Donald Trump thinks it's "great," and his transition team is touting it as evidence that he can deliver on campaign promises to keep companies from relocating American manufacturing jobs to other countries. On Thursday, the president-elect visited the Indiana plant of a heating and air conditioning company that agreed this week not to move about 1,000 jobs from the state down to Mexico, reportedly as a result of negotiations with Trump and Mike Pence, who's the state's sitting governor as well as the vice president-elect. United Technology's Carrier unit harnessed a $7 million tax break over the next 10 years as a result of the deal, The Wall Street Journal reported. But many Carrier positions are still moving to Mexico, and critics point out that Trump's intervention amounts to another subsidy for big business.

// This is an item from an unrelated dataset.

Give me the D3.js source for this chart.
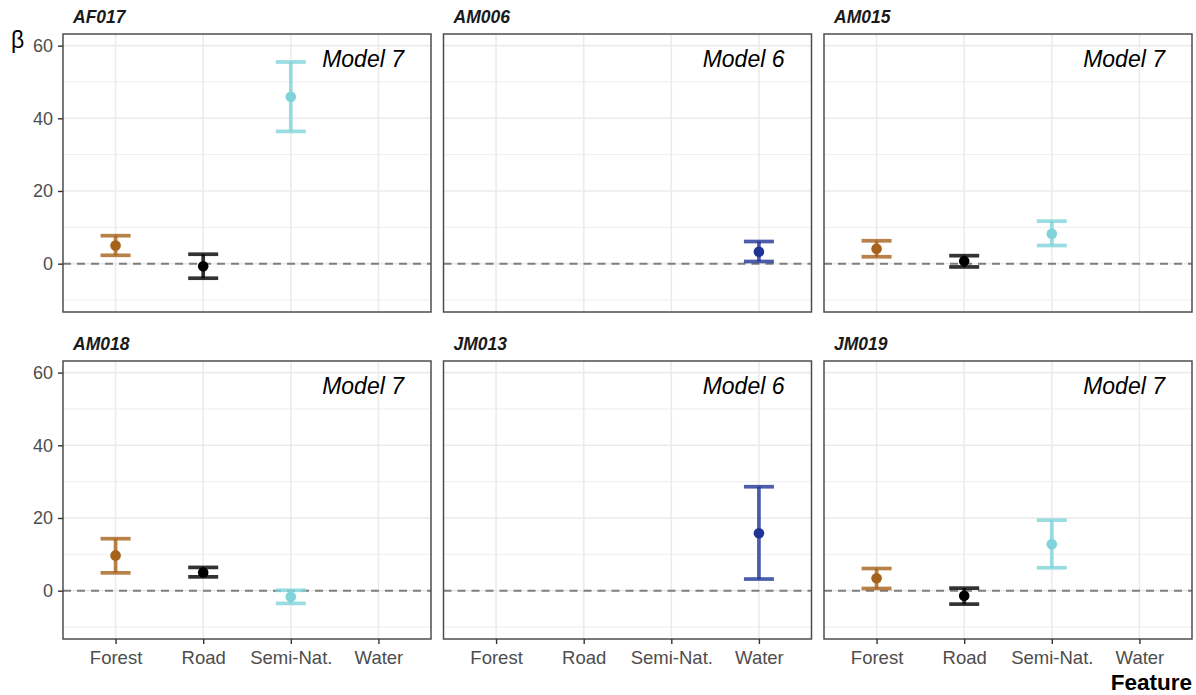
<!DOCTYPE html>
<html>
<head>
<meta charset="utf-8">
<script src="https://cdn.jsdelivr.net/npm/d3@7"></script>
<style>
  body { margin: 0; background: #fff; }
  text { font-family: "Liberation Sans", Arial, sans-serif; }
</style>
</head>
<body>
<svg id="drawing_region"></svg>
<script>
// facets
const panels = ["AF017", "AM006", "AM015", "AM018", "JM013", "JM019"];
const modelLabels = ["Model 7", "Model 6", "Model 7", "Model 7", "Model 6", "Model 7"];
const features = ["Forest", "Road", "Semi-Nat.", "Water"];
const featureColors = ["#a6611a", "#000000", "#7fd3da", "#1f3596"];
const yTicks = [0, 20, 40, 60];
const yMinor = [-10, 10, 30, 50];

// estimates with confidence intervals
const pointPanel   = ["AF017", "AF017", "AF017", "AM006", "AM015", "AM015", "AM015", "AM018", "AM018", "AM018", "JM013", "JM019", "JM019", "JM019"];
const pointFeature = ["Forest", "Road", "Semi-Nat.", "Water", "Forest", "Road", "Semi-Nat.", "Forest", "Road", "Semi-Nat.", "Water", "Forest", "Road", "Semi-Nat."];
const estimate     = [5.0, -0.7, 45.9, 3.3, 4.1, 0.7, 8.2, 9.7, 5.0, -1.7, 15.8, 3.4, -1.4, 12.8];
const lower        = [2.3, -4.0, 36.4, 0.6, 1.9, -0.9, 5.0, 4.9, 3.8, -3.5, 3.2, 0.6, -3.7, 6.3];
const upper        = [7.7, 2.6, 55.5, 6.1, 6.3, 2.2, 11.7, 14.3, 6.4, 0.1, 28.6, 6.1, 0.7, 19.4];

const config = {
    width: 1196,
    height: 695,
    left: 63,
    top: 34,
    panelWidth: 368,
    panelHeight: 278,
    colStep: 380.5,
    rowStep: 327
};

const svg = d3.select("#drawing_region")
    .attr("width", config.width)
    .attr("height", config.height);

const xscale = d3.scalePoint()
    .domain(features)
    .range([0, config.panelWidth])
    .padding(0.6);

const yscale = d3.scaleLinear()
    .domain([-13.3, 63.2])
    .range([config.panelHeight, 0]);

const color = d3.scaleOrdinal().domain(features).range(featureColors);

const data = pointPanel.map((p, i) => ({
    panel: p, feature: pointFeature[i], est: estimate[i], lo: lower[i], hi: upper[i]
}));

panels.forEach((name, k) => {
    const col = k % 3, row = Math.floor(k / 3);
    const g = svg.append("g")
        .attr("transform", `translate(${config.left + col * config.colStep}, ${config.top + row * config.rowStep})`);

    // grid
    g.selectAll(".minor").data(yMinor).enter().append("line")
        .attr("x1", 0).attr("x2", config.panelWidth)
        .attr("y1", d => yscale(d)).attr("y2", d => yscale(d))
        .attr("stroke", "#ebebeb").attr("stroke-width", 0.9);
    g.selectAll(".major").data(yTicks).enter().append("line")
        .attr("x1", 0).attr("x2", config.panelWidth)
        .attr("y1", d => yscale(d)).attr("y2", d => yscale(d))
        .attr("stroke", "#ebebeb").attr("stroke-width", 1.6);
    g.selectAll(".vgrid").data(features).enter().append("line")
        .attr("x1", d => xscale(d)).attr("x2", d => xscale(d))
        .attr("y1", 0).attr("y2", config.panelHeight)
        .attr("stroke", "#ebebeb").attr("stroke-width", 1.6);

    // zero line
    g.append("line")
        .attr("x1", 0).attr("x2", config.panelWidth)
        .attr("y1", yscale(0)).attr("y2", yscale(0))
        .attr("stroke", "#7f7f7f").attr("stroke-width", 2)
        .attr("stroke-dasharray", "8,6");

    const pd = data.filter(d => d.panel === name);
    const cap = 15;
    const bars = g.selectAll(".bar").data(pd).enter().append("g")
        .attr("stroke", d => color(d.feature))
        .attr("stroke-opacity", 0.8)
        .attr("stroke-width", 3.7);
    bars.append("line")
        .attr("x1", d => xscale(d.feature)).attr("x2", d => xscale(d.feature))
        .attr("y1", d => yscale(d.lo)).attr("y2", d => yscale(d.hi));
    bars.append("line")
        .attr("x1", d => xscale(d.feature) - cap).attr("x2", d => xscale(d.feature) + cap)
        .attr("y1", d => yscale(d.lo)).attr("y2", d => yscale(d.lo));
    bars.append("line")
        .attr("x1", d => xscale(d.feature) - cap).attr("x2", d => xscale(d.feature) + cap)
        .attr("y1", d => yscale(d.hi)).attr("y2", d => yscale(d.hi));
    g.selectAll(".pt").data(pd).enter().append("circle")
        .attr("cx", d => xscale(d.feature))
        .attr("cy", d => yscale(d.est))
        .attr("r", 5.3)
        .attr("fill", d => color(d.feature));

    // border
    g.append("rect")
        .attr("width", config.panelWidth).attr("height", config.panelHeight)
        .attr("fill", "none").attr("stroke", "#4d4d4d").attr("stroke-width", 1.5);

    // strip title
    g.append("text")
        .attr("x", 10).attr("y", -11.5)
        .attr("font-size", "17.5px").attr("font-weight", "bold").attr("font-style", "italic")
        .attr("fill", "#1a1a1a")
        .text(name);

    // model label
    g.append("text")
        .attr("x", config.panelWidth - 27).attr("y", 33)
        .attr("text-anchor", "end")
        .attr("font-size", "23px").attr("font-style", "italic")
        .attr("fill", "#000")
        .text(modelLabels[k]);

    if (col === 0) {
        const yaxis = g.append("g")
            .call(d3.axisLeft(yscale).tickValues(yTicks).tickSize(5).tickPadding(5).tickSizeOuter(0));
        yaxis.select(".domain").remove();
        yaxis.selectAll(".tick line").attr("stroke", "#333").attr("stroke-width", 1.4);
        yaxis.selectAll(".tick text").attr("fill", "#4d4d4d").attr("font-size", "18px")
            .attr("font-family", "Liberation Sans, Arial, sans-serif");
    }
    if (row === 1) {
        const xaxis = g.append("g")
            .attr("transform", `translate(0, ${config.panelHeight})`)
            .call(d3.axisBottom(xscale).tickSize(5).tickPadding(7).tickSizeOuter(0));
        xaxis.select(".domain").remove();
        xaxis.selectAll(".tick line").attr("stroke", "#333").attr("stroke-width", 1.4);
        xaxis.selectAll(".tick text").attr("fill", "#4d4d4d").attr("font-size", "18.5px")
            .attr("font-family", "Liberation Sans, Arial, sans-serif");
    }
});

// axis titles
svg.append("text")
    .attr("x", 11).attr("y", 48)
    .attr("font-size", "23px").attr("fill", "#000")
    .attr("font-family", "Liberation Serif, DejaVu Serif, serif")
    .text("β");

svg.append("text")
    .attr("x", 1192).attr("y", 690)
    .attr("text-anchor", "end")
    .attr("font-size", "22.5px").attr("font-weight", "bold").attr("fill", "#000")
    .text("Feature");
</script>
</body>
</html>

Trump is tying his celebratory tour of the Indianapolis Carrier plant in with the launching of his "thank you tour," during which he'll host campaign-style rallies in primarily midwestern states that were instrumental in electing him. There's no doubt that the news of the Carrier agreement will invigorate what amounts to a victory lap among blue collar workers whose jobs and livelihoods Trump has pledged to protect. The compromise can come off as merely symbolic, though, when a closer inspection reveals that about 300 of the jobs Trump "saved" weren't actually slated to go to Mexico, according to the Journal, and that Carrier still plans to ship about 1,300 jobs to our southern neighbor anyway — closing an entire second Indiana plant in the process. (And, as NPR reported, 1,000 jobs represents less than 0.01 percent of the country's manufacturing jobs.)

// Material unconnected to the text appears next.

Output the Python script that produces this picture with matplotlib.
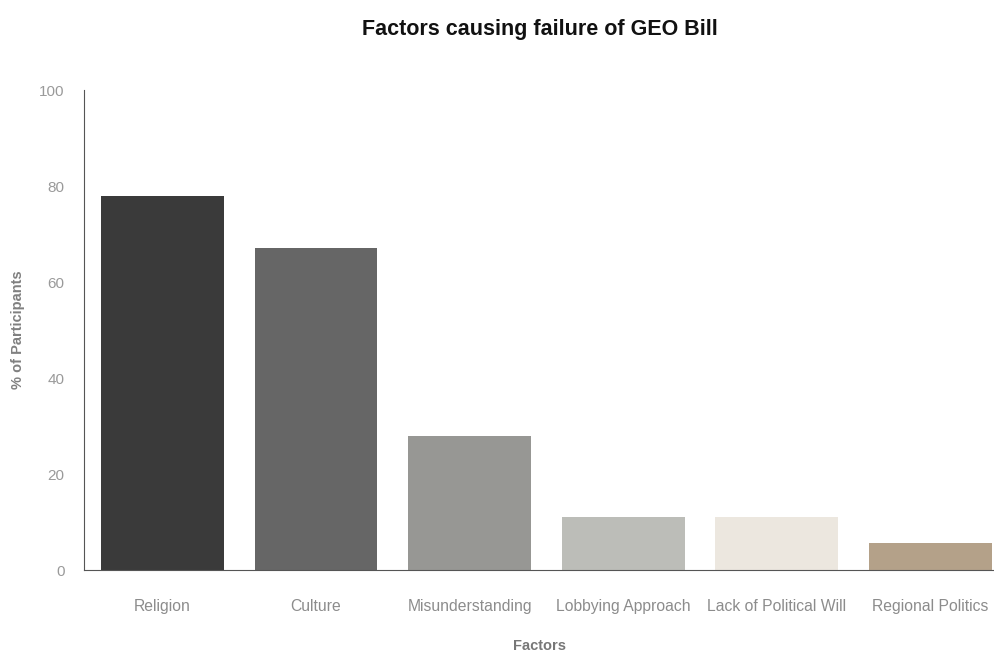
import matplotlib
matplotlib.use("Agg")
import matplotlib.pyplot as plt

categories = ["Religion", "Culture", "Misunderstanding", "Lobbying Approach",
              "Lack of Political Will", "Regional Politics"]
values = [78, 67, 28, 11, 11, 5.6]
colors = ["#3a3a3a", "#666666", "#979794", "#bcbdb8", "#ece7df", "#b4a189"]
yticks = [0, 20, 40, 60, 80, 100]

plt.rcParams["font.family"] = ["Liberation Sans", "DejaVu Sans"]

fig = plt.figure(figsize=(9.95, 6.55), dpi=100)
ax = fig.add_axes([84/995, (655-570)/655, 1 - 84/995, (570-90)/655])

x = range(len(categories))
ax.bar(x, values, width=0.8, color=colors, zorder=2)

ax.set_xlim(-0.51, 5.42)
ax.set_ylim(0, 100)
ax.set_xticks(list(x))
ax.set_xticklabels(categories, fontsize=11.3, color="#8c8c8c")
ax.set_yticks(yticks)
ax.set_yticklabels([str(v) for v in yticks], fontsize=11, color="#9a9a9a")
ax.tick_params(axis="x", length=0, pad=21)
ax.tick_params(axis="y", length=0, pad=14)

for s in ["top", "right"]:
    ax.spines[s].set_visible(False)
ax.spines["left"].set_color("#555555")
ax.spines["bottom"].set_color("#555555")

ax.set_xlabel("Factors", fontsize=10.5, fontweight="bold", color="#777777")
ax.set_ylabel("% of Participants", fontsize=10.5, fontweight="bold", color="#808080")
ax.xaxis.set_label_coords(0.5, (570-646)/480, transform=ax.transAxes)
ax.xaxis.label.set_verticalalignment("center")
ax.yaxis.set_label_coords((18-84)/911, 0.5, transform=ax.transAxes)
ax.yaxis.label.set_verticalalignment("center")

fig.text(539.5/995, 1 - 30/655, "Factors causing failure of GEO Bill",
         ha="center", va="center", fontsize=15.5, fontweight="bold", color="#111111")

fig.savefig("out.png", dpi=100)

By threatening to move some of its operations to Mexico, where labor is much cheaper than it is in the United States, Carrier effectively "took Trump hostage and won," former Democratic presidential candidate and Vermont Sen. Bernie Sanders wrote in a Washington Post op-ed. In the senator's view, Trump's willingness to bow to a corporation's interests signals to others that they, too, can squeeze funds and breaks from the government with the suggestion that they'll move their jobs elsewhere — a prospect, Sanders wrote, that should terrify working people across the nation:
Even corporations that weren’t thinking of offshoring jobs will most probably be reevaluating their stance this morning. And who would pay for the high cost for tax cuts that go to the richest businessmen in America? The working class of America.
In return for the incentive package that's keeping it partly in this country — the Indianapolis Business Journal reported that it was also concerned about losing lucrative federal contracts if it left completely — Carrier will invest about $16 million to stay. It would have saved about $65 million per year if it had shuttered the Indianapolis plant entirely, as originally planned.
The move is eliciting praise from both inside and outside of Trump's team. Jason Miller, communication director for the transition, called the deal a "big win for the incoming administration but an even bigger win for the people of Indiana." Republican House Speaker Paul Ryan backed it too, even before many of the details of the arrangement were known: "I'm pretty happy that we're keeping jobs in America, aren't you?" he said, according to USA Today.
At the Carrier plant on Thursday, Trump told the crowd that, in the future, he would make leaving the country "very, very difficult" for companies seeking to do so. "We’re gonna have a lot of phone calls made to companies when they say they’re thinking about leaving this country because they’re not leaving this country," he said, according to Politico.
If the Carrier situation is any indication, the companies (and the jobs) will stay not because of the threat of penalties or other negative outcomes if they leave, but because Donald Trump will make them an offer they can't refuse.